*Problem statement*. Only lines with the word "this" are needed; collect each of them from the listing below.
** START OF Entries shown **
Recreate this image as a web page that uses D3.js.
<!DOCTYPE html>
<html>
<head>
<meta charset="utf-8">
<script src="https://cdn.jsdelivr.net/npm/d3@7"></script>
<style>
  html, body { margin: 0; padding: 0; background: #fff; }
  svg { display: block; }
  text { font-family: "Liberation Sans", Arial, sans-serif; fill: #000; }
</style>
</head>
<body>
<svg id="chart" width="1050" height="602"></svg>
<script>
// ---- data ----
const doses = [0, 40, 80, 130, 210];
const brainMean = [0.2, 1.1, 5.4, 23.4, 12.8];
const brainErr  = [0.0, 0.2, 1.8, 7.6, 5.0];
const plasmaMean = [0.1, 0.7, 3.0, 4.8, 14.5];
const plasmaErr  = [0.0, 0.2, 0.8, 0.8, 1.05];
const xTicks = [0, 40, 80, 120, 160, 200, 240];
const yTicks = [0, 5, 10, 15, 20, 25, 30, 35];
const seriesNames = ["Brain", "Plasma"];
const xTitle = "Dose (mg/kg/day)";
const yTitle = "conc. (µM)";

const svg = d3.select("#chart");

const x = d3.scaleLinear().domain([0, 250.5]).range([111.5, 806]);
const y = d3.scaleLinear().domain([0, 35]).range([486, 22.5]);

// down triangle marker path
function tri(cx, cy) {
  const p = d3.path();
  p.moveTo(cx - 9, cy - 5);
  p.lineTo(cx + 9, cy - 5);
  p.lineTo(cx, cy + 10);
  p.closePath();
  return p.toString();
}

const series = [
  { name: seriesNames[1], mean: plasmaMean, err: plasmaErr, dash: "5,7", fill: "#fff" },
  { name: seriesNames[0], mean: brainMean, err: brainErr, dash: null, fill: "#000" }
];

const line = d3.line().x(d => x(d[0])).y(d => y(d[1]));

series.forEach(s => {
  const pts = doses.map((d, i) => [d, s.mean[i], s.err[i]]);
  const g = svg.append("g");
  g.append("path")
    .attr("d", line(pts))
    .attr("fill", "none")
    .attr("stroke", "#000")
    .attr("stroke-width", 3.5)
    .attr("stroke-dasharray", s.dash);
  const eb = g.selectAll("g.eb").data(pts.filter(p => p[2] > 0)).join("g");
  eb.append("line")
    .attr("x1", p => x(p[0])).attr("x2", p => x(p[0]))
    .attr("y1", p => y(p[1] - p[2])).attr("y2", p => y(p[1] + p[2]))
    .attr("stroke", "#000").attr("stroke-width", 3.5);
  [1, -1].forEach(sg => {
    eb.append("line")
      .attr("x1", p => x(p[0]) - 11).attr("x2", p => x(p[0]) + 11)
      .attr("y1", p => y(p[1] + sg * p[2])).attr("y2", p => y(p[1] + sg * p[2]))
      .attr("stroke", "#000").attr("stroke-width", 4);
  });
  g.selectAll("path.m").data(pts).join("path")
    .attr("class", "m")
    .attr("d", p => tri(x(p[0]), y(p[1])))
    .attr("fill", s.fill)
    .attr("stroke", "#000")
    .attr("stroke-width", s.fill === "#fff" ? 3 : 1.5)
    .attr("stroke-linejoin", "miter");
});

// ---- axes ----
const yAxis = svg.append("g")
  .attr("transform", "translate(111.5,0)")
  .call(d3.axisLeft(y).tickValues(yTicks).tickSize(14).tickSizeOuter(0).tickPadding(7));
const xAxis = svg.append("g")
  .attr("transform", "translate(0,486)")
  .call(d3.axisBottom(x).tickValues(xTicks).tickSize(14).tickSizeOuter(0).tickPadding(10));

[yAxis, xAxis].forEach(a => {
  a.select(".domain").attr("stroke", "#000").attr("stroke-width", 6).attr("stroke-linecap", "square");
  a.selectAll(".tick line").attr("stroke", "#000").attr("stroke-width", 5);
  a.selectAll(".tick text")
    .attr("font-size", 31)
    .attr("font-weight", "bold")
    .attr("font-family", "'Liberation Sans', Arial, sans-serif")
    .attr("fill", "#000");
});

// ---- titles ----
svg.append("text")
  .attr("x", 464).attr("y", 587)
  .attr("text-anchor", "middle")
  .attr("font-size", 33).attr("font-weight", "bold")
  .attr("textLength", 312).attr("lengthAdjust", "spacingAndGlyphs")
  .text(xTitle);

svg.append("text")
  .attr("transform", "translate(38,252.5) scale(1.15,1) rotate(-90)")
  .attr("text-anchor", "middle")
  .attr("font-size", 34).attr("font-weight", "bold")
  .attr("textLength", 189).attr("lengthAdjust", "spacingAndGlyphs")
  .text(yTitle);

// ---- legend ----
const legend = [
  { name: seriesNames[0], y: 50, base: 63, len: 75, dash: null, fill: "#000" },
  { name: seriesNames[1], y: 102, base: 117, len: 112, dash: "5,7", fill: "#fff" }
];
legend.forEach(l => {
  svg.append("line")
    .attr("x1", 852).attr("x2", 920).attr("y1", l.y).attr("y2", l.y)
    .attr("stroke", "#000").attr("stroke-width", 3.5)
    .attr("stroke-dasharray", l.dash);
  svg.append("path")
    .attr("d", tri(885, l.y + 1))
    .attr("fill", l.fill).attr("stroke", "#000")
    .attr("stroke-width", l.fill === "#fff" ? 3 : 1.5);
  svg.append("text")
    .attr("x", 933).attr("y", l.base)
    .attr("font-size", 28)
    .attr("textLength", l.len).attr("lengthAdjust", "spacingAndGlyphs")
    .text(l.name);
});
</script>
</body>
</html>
** END OF Entries shown **
** START OF Entries shown **
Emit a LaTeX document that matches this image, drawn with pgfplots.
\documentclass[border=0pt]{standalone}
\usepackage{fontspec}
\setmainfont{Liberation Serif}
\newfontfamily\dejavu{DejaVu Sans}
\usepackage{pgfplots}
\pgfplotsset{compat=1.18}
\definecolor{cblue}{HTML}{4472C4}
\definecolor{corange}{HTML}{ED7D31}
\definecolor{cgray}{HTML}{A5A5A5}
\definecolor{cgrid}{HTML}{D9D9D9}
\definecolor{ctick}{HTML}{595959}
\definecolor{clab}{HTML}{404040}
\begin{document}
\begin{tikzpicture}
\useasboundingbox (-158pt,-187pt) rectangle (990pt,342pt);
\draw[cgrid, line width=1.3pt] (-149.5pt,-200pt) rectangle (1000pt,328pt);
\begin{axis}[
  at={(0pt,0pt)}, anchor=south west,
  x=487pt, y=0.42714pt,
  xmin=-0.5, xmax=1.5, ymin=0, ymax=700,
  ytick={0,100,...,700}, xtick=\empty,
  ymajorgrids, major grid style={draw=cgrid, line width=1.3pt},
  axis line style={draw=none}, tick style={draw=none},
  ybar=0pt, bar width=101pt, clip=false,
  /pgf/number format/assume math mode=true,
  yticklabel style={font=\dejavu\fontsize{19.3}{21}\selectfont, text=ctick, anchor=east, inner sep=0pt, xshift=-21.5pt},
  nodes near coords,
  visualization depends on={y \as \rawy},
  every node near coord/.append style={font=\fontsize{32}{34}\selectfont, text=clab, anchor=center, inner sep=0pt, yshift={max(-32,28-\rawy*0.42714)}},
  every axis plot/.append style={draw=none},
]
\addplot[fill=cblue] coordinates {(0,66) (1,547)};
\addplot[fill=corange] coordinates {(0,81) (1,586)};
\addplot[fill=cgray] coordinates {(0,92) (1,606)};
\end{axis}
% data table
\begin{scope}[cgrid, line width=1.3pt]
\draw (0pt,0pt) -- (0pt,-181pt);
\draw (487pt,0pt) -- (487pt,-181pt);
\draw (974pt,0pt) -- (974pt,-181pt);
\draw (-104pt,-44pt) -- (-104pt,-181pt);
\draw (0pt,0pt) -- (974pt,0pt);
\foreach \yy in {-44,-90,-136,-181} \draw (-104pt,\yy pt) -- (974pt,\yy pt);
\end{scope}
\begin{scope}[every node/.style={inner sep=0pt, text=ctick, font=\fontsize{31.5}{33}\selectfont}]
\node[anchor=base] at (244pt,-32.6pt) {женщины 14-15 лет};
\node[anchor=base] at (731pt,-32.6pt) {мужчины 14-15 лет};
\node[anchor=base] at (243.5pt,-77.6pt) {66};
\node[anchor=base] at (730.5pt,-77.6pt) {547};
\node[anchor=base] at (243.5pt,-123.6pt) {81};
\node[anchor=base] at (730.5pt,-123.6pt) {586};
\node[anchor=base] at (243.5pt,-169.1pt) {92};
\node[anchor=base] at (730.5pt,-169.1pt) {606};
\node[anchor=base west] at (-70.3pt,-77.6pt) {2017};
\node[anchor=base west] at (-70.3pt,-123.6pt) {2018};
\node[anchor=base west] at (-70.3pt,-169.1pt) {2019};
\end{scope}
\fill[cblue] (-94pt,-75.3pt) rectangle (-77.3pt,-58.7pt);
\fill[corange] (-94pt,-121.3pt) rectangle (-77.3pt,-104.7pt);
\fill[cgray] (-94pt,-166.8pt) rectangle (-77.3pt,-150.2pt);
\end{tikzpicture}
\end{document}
** END OF Entries shown **
*Exercise response*.
Recreate this image as a web page that uses D3.js.
Emit a LaTeX document that matches this image, drawn with pgfplots.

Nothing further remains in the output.